— THE TASK —
Leaving the pictures out, print the lines from the first line of the listing through the line containing "import plotly.graph_objects as go", exactly as they read, and no others.

(Stored entries)
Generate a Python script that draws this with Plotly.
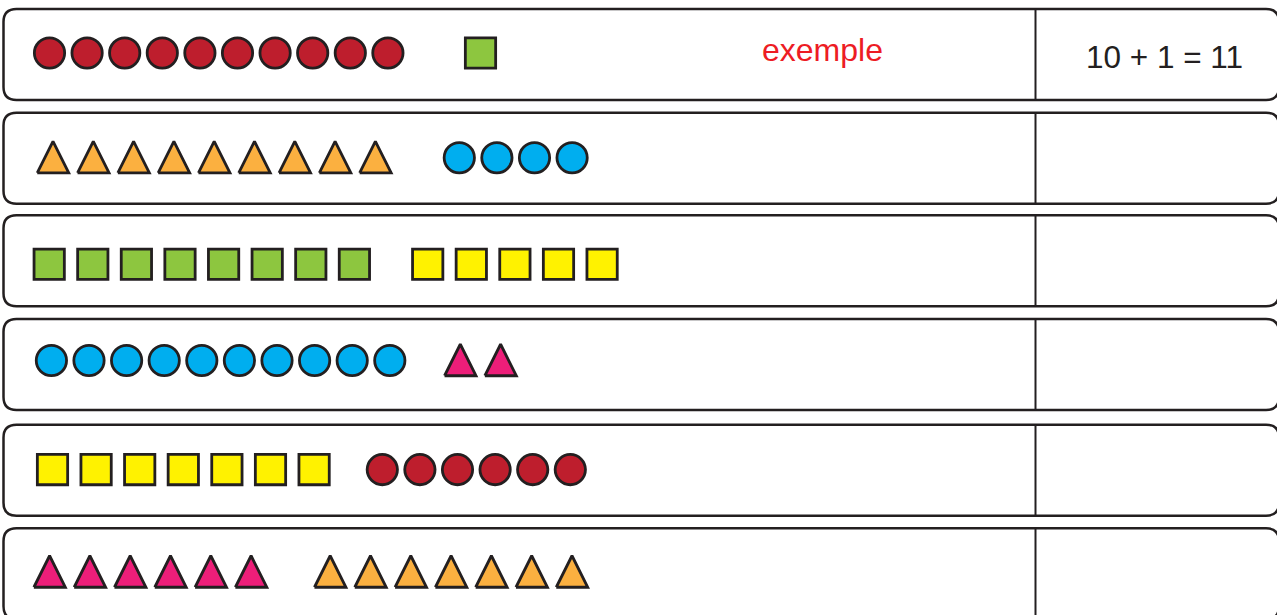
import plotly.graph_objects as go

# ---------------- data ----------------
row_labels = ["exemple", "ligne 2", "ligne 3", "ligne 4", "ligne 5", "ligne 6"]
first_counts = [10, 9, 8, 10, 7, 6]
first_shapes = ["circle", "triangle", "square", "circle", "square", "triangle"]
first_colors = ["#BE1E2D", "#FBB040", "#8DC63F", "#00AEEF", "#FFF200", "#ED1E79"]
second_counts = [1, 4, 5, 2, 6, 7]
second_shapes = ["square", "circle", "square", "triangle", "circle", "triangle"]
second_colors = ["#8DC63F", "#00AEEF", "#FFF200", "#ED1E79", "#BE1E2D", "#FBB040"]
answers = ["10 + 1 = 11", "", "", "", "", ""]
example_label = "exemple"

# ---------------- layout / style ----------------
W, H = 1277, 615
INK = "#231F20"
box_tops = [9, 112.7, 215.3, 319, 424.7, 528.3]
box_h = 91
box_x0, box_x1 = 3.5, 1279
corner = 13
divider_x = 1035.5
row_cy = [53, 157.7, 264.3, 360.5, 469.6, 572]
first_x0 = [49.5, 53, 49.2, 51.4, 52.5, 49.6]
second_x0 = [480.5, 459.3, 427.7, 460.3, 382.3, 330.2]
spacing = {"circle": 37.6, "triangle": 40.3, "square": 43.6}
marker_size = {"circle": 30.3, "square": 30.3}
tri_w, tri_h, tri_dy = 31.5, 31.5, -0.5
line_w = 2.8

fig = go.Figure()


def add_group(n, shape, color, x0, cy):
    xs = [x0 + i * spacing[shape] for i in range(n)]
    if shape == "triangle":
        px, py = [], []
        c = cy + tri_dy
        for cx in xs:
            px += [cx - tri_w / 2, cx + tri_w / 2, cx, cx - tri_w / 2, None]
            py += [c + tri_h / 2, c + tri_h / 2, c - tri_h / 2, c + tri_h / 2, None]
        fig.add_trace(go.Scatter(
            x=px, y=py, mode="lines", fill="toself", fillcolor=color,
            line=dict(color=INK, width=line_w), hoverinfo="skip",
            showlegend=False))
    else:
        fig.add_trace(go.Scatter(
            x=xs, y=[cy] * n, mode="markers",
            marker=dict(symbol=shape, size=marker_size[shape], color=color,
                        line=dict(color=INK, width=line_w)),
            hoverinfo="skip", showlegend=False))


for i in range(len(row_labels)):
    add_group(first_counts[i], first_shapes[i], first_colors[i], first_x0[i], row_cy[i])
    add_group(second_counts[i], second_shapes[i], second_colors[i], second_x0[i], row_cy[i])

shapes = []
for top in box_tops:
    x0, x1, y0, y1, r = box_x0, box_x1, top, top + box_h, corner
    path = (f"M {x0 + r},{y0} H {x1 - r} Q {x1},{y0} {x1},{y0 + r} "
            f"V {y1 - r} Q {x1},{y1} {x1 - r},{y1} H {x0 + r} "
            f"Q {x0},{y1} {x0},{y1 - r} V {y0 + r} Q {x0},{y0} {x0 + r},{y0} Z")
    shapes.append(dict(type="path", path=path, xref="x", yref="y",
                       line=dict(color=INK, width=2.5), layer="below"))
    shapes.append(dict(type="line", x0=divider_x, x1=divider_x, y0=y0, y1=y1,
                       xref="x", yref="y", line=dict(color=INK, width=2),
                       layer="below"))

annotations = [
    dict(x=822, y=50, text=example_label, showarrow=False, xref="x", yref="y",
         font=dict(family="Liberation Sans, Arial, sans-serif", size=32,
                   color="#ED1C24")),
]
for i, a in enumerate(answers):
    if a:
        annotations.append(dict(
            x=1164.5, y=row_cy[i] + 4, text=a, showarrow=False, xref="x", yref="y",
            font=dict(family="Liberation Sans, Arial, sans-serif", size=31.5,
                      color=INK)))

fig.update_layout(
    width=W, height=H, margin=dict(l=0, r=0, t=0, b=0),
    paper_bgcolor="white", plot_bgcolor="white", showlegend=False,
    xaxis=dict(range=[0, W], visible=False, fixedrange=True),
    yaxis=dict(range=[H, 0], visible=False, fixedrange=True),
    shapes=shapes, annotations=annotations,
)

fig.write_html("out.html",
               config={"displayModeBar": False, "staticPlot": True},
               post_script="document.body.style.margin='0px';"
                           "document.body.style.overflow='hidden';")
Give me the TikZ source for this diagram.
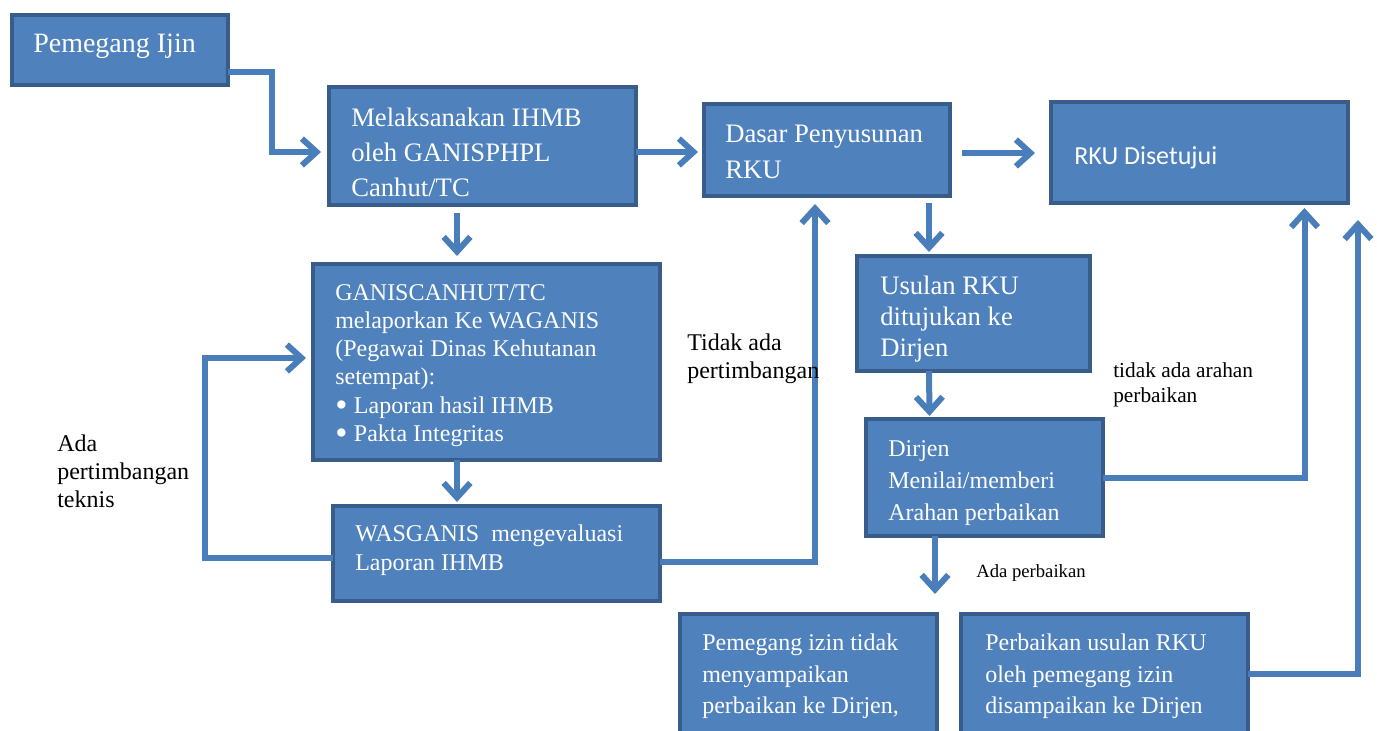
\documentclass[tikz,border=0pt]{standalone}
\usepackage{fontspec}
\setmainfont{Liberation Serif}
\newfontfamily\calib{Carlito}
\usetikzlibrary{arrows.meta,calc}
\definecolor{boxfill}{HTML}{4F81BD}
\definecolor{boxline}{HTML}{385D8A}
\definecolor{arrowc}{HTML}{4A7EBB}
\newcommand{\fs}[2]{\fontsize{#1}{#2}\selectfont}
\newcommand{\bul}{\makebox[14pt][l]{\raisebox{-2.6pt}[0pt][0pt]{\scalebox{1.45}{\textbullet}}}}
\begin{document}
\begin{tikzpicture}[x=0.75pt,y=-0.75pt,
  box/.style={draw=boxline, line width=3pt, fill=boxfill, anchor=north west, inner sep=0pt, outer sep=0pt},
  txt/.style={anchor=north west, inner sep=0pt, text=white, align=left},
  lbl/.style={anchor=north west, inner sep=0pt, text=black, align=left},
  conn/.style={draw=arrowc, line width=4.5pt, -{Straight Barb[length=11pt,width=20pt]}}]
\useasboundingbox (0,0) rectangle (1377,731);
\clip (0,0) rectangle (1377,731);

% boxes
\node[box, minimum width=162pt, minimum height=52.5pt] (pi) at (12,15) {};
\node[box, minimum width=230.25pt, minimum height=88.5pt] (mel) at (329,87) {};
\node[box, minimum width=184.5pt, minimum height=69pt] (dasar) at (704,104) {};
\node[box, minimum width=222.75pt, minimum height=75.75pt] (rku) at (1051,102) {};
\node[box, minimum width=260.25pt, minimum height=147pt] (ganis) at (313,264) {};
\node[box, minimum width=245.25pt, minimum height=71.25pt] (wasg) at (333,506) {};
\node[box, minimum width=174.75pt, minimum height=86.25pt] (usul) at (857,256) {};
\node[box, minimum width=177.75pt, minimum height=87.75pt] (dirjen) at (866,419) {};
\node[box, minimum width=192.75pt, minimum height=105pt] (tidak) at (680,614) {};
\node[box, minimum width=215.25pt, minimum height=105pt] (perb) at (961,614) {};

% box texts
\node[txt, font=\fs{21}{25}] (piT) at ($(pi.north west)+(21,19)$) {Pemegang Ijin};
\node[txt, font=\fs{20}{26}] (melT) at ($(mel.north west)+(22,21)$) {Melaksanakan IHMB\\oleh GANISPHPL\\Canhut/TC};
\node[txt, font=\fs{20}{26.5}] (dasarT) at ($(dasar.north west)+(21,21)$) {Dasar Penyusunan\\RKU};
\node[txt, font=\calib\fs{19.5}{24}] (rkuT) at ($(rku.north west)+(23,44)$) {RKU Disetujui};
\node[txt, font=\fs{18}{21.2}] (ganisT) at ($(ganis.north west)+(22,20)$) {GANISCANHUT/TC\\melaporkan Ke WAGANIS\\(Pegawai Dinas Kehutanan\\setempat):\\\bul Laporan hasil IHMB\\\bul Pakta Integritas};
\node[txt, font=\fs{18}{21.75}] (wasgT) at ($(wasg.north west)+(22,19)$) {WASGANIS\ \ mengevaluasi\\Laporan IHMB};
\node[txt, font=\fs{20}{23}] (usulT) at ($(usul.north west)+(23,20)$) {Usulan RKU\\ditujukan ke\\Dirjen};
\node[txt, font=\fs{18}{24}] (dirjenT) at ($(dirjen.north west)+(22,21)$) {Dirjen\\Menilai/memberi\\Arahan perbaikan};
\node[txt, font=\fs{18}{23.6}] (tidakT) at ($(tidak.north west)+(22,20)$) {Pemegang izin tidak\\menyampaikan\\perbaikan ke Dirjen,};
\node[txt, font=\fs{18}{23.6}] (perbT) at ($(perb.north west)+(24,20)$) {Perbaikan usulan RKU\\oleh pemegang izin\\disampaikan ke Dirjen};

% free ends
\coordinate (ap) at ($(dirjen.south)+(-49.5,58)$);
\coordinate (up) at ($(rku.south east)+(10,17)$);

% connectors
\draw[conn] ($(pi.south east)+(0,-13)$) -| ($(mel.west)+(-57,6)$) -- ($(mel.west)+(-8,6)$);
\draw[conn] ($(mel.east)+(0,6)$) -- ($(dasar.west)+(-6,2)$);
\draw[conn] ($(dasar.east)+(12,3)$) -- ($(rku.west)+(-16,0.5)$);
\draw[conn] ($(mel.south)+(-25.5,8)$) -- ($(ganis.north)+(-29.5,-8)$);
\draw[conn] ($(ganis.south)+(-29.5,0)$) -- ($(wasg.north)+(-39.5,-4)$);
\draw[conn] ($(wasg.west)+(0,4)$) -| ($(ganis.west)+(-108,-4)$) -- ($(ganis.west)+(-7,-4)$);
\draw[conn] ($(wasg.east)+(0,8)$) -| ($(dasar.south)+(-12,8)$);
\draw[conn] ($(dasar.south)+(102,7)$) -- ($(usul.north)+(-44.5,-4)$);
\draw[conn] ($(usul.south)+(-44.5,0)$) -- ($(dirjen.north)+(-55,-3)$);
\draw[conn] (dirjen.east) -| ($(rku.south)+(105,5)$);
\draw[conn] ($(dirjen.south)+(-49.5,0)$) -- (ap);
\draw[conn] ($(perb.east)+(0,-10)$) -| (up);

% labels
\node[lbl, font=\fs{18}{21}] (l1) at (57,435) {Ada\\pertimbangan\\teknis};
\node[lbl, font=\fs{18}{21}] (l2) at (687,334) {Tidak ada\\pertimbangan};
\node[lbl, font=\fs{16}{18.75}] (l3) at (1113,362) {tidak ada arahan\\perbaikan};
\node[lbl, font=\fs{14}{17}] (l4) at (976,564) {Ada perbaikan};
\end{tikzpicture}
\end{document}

— SOLUTION —
Generate a Python script that draws this with Plotly.
import plotly.graph_objects as go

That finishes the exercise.